Mearsheimer and Walt name
names—Elliot Abrams, John Bolton, Douglas Feith, William Kristol,
Bernard Lewis, Donald Rumsfeld, Richard Perle and Paul Wolfowitz, key
members of the inner circle of the neocon clique. It is interesting a
name not normally associated with the neocons is mentioned—Bernard
Lewis. It was the elderly "Arabist" Lewis who urged "Lebanonization" in
the Arab and Muslim Middle East. "In 1992, in the aftermath of the
Persian Gulf War, Lewis celebrated in the pages of the New York Council
on Foreign Relations’ Foreign Affairs that the era of the nation-state
in the Middle East had come to an inglorious end, and the entire region
should expect to go through a prolonged period of
'Lebanonization’—i.e., degeneration into fratricidal, parochialist
violence and chaos," write Scott Thompson and Jeffrey Steinberg.
"Lebanonization"
is a reference to the implementation of the Sykes-Picot Agreement by
the French under the League of Nations in the 1920s, dividing Lebanon
into five provinces based along ethnic and religious lines. Of course,
this artificial construct eventually resulted in a bloody civil war
between Lebanese Christians and Muslims, exacerbated by the Israeli
lebensraum policy of ethnically cleansing Palestinians (this conflict
resulted in the death of over a 100,000 people and created 900,000
refugees), and was intensified and prolonged by an Israeli invasion and
political and military participation by the United States.
Lewis
concluded his Foreign Affairs article by predicting the
"Lebanonization" of the entire region with the notable exception of
Israel: "Most of the states of the Middle East … are of recent and
artificial construction and are vulnerable to such a process. If the
central power is sufficiently weakened, there is no real civil society
to hold the polity together, no real sense of common national identity
or overriding allegiance to the nation-state. The state then
disintegrates—as happened in Lebanon—into a chaos of squabbling,
feuding, fighting sects, tribes, regions and parties," a process well
underway at this moment in Iraq.
"For the past several
decades, and especially since the Six-Day War in 1967, the centerpiece
of US Middle Eastern policy has been its relationship with Israel,"

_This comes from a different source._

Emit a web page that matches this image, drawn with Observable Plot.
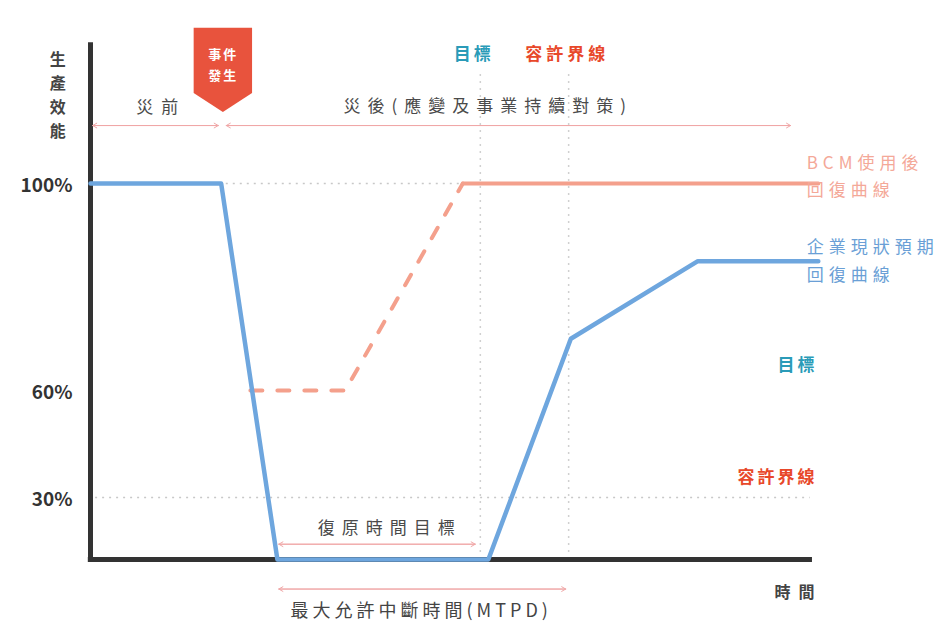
<!DOCTYPE html>
<html><head><meta charset="utf-8">
<script src="https://cdn.jsdelivr.net/npm/d3@7"></script>
<script src="https://cdn.jsdelivr.net/npm/@observablehq/plot@0.6"></script>
<style>
body{margin:0;background:#fff;}
.sp8 text{letter-spacing:8px}
.sp7 text{letter-spacing:7px}
.sp5 text{letter-spacing:5px}
.sp4 text{letter-spacing:4px}
.sp3 text{letter-spacing:3px}
.sp2 text{letter-spacing:2px}
</style></head><body><div id="chart"></div><script>
// ---- data (time in arbitrary units 0..100, production efficiency in %) ----
const blueTime  = [0, 17.9, 25.6, 54.5, 65.8, 83.2, 99.7];
const blueValue = [100, 100, 0, 0, 70, 85, 85];
const pinkDashTime  = [21.9, 34.9, 51];
const pinkDashValue = [60, 60, 100];
const pinkSolidTime  = [51, 99.7];
const pinkSolidValue = [100, 100];
const yTicks = [30, 60, 100];
const yTickLabels = ["30%", "60%", "100%"];
const eventTime = 18.2;
const markerTime = [14.2, 18.2, 22.2];
const markerBottom = [117.4, 113.7, 117.4];
const markerTop = 130;
const targetTime = 53.4;     // 目標
const toleranceTime = 65.5;  // 容許界線
const spans = [
  {name: "災前", t1: 0.3, t2: 17.5, v: 111.2},
  {name: "災後", t1: 18.6, t2: 95.9, v: 111.2},
  {name: "RTO", t1: 25.8, t2: 52.7, v: 7.4},
  {name: "MTPD", t1: 25.8, t2: 65.1, v: -14.3}
];

const font = "'Noto Sans CJK TC', 'Noto Sans', sans-serif";
const blue = "#6ea6de", pink = "#f4a08c", gray = "#4a4a4a";

// the reference's efficiency axis is schematic (not evenly spaced): piecewise transform
const yWarp = d3.scaleLinear().domain([0, 30, 60, 100]).range([0, 62, 169, 376]);

const blueData = blueTime.map((t, i) => ({t, v: blueValue[i]}));
const pinkDash = pinkDashTime.map((t, i) => ({t, v: pinkDashValue[i]}));
const pinkSolid = pinkSolidTime.map((t, i) => ({t, v: pinkSolidValue[i]}));
const marker = markerTime.map((t, i) => ({t, b: markerBottom[i], top: markerTop}));

const chart = Plot.plot({
  width: 948, height: 628,
  marginLeft: 90, marginRight: 128, marginTop: 0, marginBottom: 0,
  x: {domain: [0, 100], axis: null},
  y: {domain: [0, 376], range: [559, 183], transform: (v) => yWarp(v), axis: null},
  style: {fontFamily: font, background: "#fff"},
  marks: [
    // guides
    Plot.ruleY([30], {x1: 0.7, x2: 98.6, stroke: "#c8c8c8", strokeWidth: 1.5, strokeDasharray: "2,5"}),
    Plot.ruleY([100], {x1: 18.6, x2: 51, stroke: "#c8c8c8", strokeWidth: 1.5, strokeDasharray: "2,5"}),
    Plot.ruleX([targetTime, toleranceTime], {y1: 0, y2: 122, stroke: "#d0d0d0", strokeWidth: 1.5, strokeDasharray: "2,5"}),
    // axes lines
    Plot.ruleX([0], {y1: -1.5, y2: 127.2, stroke: "#333", strokeWidth: 5}),
    Plot.ruleY([0], {x1: -0.3, x2: 98.9, stroke: "#333", strokeWidth: 5}),
    // axis ticks are given in the scale's (warped) domain
    Plot.axisY({ticks: yTicks.map(yWarp), tickFormat: (d, i) => yTickLabels[i], tickSize: 0, tickPadding: 18,
      fontSize: 19, fontWeight: "bold", color: "#333", fontFamily: "'Noto Sans CJK TC', sans-serif", dy: 2}),
    // curves
    Plot.line(pinkDash, {x: "t", y: "v", stroke: pink, strokeWidth: 4, strokeDasharray: "12,15"}),
    Plot.line(pinkSolid, {x: "t", y: "v", stroke: pink, strokeWidth: 4}),
    Plot.line(blueData, {x: "t", y: "v", stroke: blue, strokeWidth: 4.5}),
    // arrows (double headed)
    Plot.arrow(spans, {x1: "t1", x2: "t2", y1: "v", y2: "v", bend: false, headLength: 7, stroke: "#f0a8a8", strokeWidth: 1}),
    Plot.arrow(spans, {x1: "t2", x2: "t1", y1: "v", y2: "v", bend: false, headLength: 7, stroke: "#f0a8a8", strokeWidth: 1}),
    // event marker
    Plot.areaY(marker, {x: "t", y1: "b", y2: "top", fill: "#e8533d"}),
    Plot.text(["事件", "發生"], {x: eventTime, y: [124.9, 120.9], text: (d) => d, fill: "#fff", fontSize: 13, fontWeight: "bold", className: "sp2"}),
    // y label
    Plot.text(["生\n產\n效\n能"], {x: -4.5, y: 117.5, text: (d) => d, fill: "#444", fontSize: 16, fontWeight: "bold", lineHeight: 1.5}),
    // gray labels
    Plot.text(["災前"], {x: 9.7, y: 114.6, text: (d) => d, fill: gray, fontSize: 17, className: "sp8"}),
    Plot.text(["災後(應變及事業持續對策)"], {x: 54.5, y: 114.8, text: (d) => d, fill: gray, fontSize: 17, className: "sp7"}),
    Plot.text(["復原時間目標"], {x: 41, y: 15.2, text: (d) => d, fill: gray, fontSize: 17, className: "sp7"}),
    Plot.text(["最大允許中斷時間(MTPD)"], {x: 45.3, y: -25, text: (d) => d, fill: "#444", fontSize: 18, className: "sp4"}),
    Plot.text(["時間"], {x: 97, y: -16.2, text: (d) => d, fill: "#444", fontSize: 16, fontWeight: "bold", className: "sp8"}),
    // top labels
    Plot.text(["目標"], {x: 52.5, y: 125, text: (d) => d, fill: "#2a9bb8", fontSize: 17, fontWeight: "bold", className: "sp3"}),
    Plot.text(["容許界線"], {x: 65.3, y: 125, text: (d) => d, fill: "#e8482a", fontSize: 17, fontWeight: "bold", className: "sp4"}),
    // right labels
    Plot.text(["BCM使用後", "回復曲線"], {x: 98.1, y: [103.9, 98.6], text: (d) => d, textAnchor: "start", fill: "#f4a898", fontSize: 17, className: "sp5"}),
    Plot.text(["企業現狀預期", "回復曲線"], {x: 98.1, y: [87.6, 82.2], text: (d) => d, textAnchor: "start", fill: "#6a9fd6", fontSize: 17, className: "sp5"}),
    Plot.text(["目標"], {x: 99.6, y: 64.8, text: (d) => d, textAnchor: "end", fill: "#2a9bb8", fontSize: 17, fontWeight: "bold", className: "sp3"}),
    Plot.text(["容許界線"], {x: 99.6, y: 35.6, text: (d) => d, textAnchor: "end", fill: "#e8482a", fontSize: 17, fontWeight: "bold", className: "sp3"})
  ]
});
document.getElementById("chart").appendChild(chart);
</script></body></html>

Mearsheimer and Walt continue. "The combination of unwavering support
for Israel and the related effort to spread 'democracy’ throughout the
region has inflamed Arab and Islamic opinion and jeopardized not only
U.S. security but that of much of the rest of the world. This situation
has no equal in American political history. Why has the U.S. been
willing to set aside its own security and that of many of its allies in
order to advance the interests of another state?"
It is a
situation, the authors conclude, created by the influence of AIPAC, an
organization representing the Jabotinsky-Likudite faction in Israel.
According to Thompson and Steinberg, Bernard Lewis’ son, Michael, is
"the director of the American-Israeli Public Affairs Committee’s
super-secret 'opposition research section.’ This is one of the most
important wellsprings of propaganda and disinformation, presently
saturating the U.S. Congress and American media with war-cries for
precisely the Clash of Civilizations Bernard Lewis has been promoting
for decades." Defecting AIPAC staffer Gregory Slabodkin
told the Washington Report in 1992 that AIPAC’s secret "opposition
research section" concentrates on "releasing derogatory (and generally
false or misleading) information about American 'enemies of Israel’ to
their rivals in the media and academia."
Israel "works
ruthlessly to suppress questioning of its role, to blacken its critics
and to crush serious debate about the wisdom of supporting Israel in
U.S. public life," the UPI summarizes the not destined for prime-time
conclusions of Mearsheimer and Walt.
"Not surprisingly, the
Jewish establishment organizations are lining up behind Aipac and not
too subtly rolling out the traditional big guns by suggesting that the
accusations themselves might be motivated by anti-Semitism," writes Michael Lerner.
"Aipac and a variety of closely linked Jewish organizations regularly
use the anti-Semitism card to attack anyone who dares criticize the
occupation of the West Bank. Increasingly dominated by Jewish neo-cons
and their worldview, the Jewish establishment has moved far to the
right in the past two decades, spurred in part by Aipac’s powerful
impact."
As we know, the neocon "worldview" is one of
endless conflict and misery abroad and subversion of American ideals at
home. The Straussian neocons—and it is important to stress the
Straussian aspect with its Machiavellian philosophy and fascist
ideology taking cues from the authoritarian idealism of a Nazi jurist,
Carl Schmitt—are decidedly behind schedule on implementing the next
phase of their master plan, gleaned in part from Oded Yinon’s "A Strategy for Israel in the 1980s", of attacking and balkanizing Iran.
Once again, Bush reminds us
of the tight relationship between Israel’s territorial aspirations and
its connection to the military prowess (now in obvious decline) of the
United States. "The threat from Iran is, of course, their stated
objective to destroy our strong ally Israel. That’s a threat, a serious
threat. It’s a threat to world peace," said our Caesar. "I made it
clear, and I’ll make it clear again, that we will use military might to
protect our ally Israel."
In fact, this is the only
approach, as long ago sketched out by the Straussian neocons and their
Jabotinksyite overlords, and diplomacy is but a shell game introduced
to make the neocons appear reasonable, when in fact they are neo-Jacobin radicals.
Bush’s neocons, in control of the Pentagon, plan to eventually attack
Iran, certainly not this month as initially speculated, but some time
down the road, maybe this summer, maybe next year, but eventually, as
the Straussian neocons, the anti-American AIPAC, and the reprehensible
Israeli Jabotinskyite racists have long planned, even if it results in
the ultimate destruction of America.